The problem at United is not, and never has been, a lack of money. It is the lack of a plan.

Manchester United’s problem has never been money. Not a dearth of it, anyway. Even now, in what may prove to be the twilight of the Glazer family’s 17-year ownership of the club, as prospective suitors and self-appointed saviors circle, great torrents of money continue to flow through Old Trafford.

Enough, certainly, for the club to end a week that started with Gary Neville railing against the Glazers’ chronic parsimony by submitting not only a bid worth $60 million for a 30-year-old midfielder, but a contract offer sufficiently generous that the midfielder, Casemiro, reportedly indicated to his Real Madrid teammates that he could not, in good conscience, turn it down.

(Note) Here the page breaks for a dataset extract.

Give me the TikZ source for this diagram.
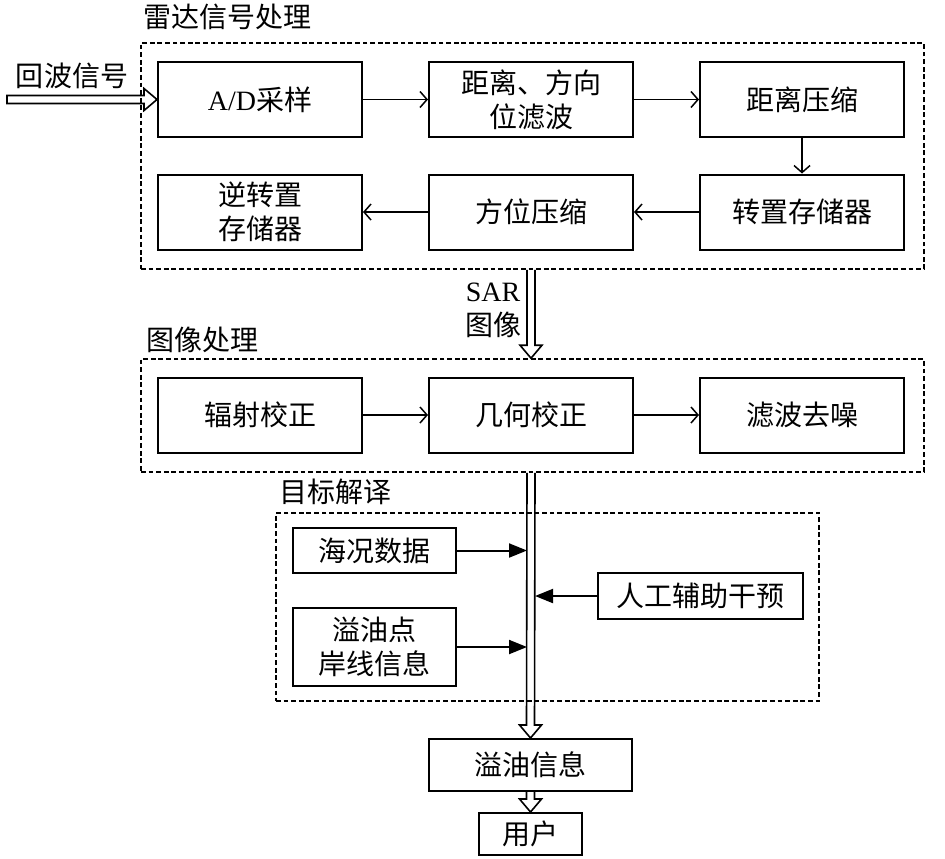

There could have been more of it, of course. Since the Glazers’ arrival, United has in effect paid out somewhere in the region of $1.2 billion for the privilege of being owned by the family: a billion or so in interest payments, and a couple of hundred million in dividends, the majority of them paid to the Glazers themselves.

All of that — the bottomless bounty generated by United’s relentless commercialism, the unstinting riches brought in by the Premier League’s broadcasting appeal — could have been invested in the squad, had circumstances been different, had the Glazers not effectively placed the club in debt bondage to itself all those years ago.

But even without it, even with all of that money seeping away, Manchester United has never had to go without. The Glazers have, according to one estimate, spent around $1.7 billion in transfer fees alone since the family patriarch, Malcolm, took control at Old Trafford. The team broke the British transfer record to sign Paul Pogba. It made Harry Maguire the most expensive defender in history. It made Cristiano Ronaldo the highest-paid player in England.

Lindsey Parnaby/Agence France-Presse — Getty Images

And while precise figures are difficult to obtain, it pays just as well as its rivals, both domestically and in Europe. United’s salary roll is not drastically different to Manchester City’s, or Liverpool’s, or Chelsea’s: sometimes a little more, and sometimes a little less, but always among the highest in the world.

No, as easy and as accurate as it is to berate the Glazers for what they have cost Manchester United, blaming the club’s demise on a lack of investment is to misunderstand what has gone wrong at Old Trafford, and to misrepresent the solution for any new owner. The problem is not, and never has been, a lack of money. It is that there has always been rather more money than sense.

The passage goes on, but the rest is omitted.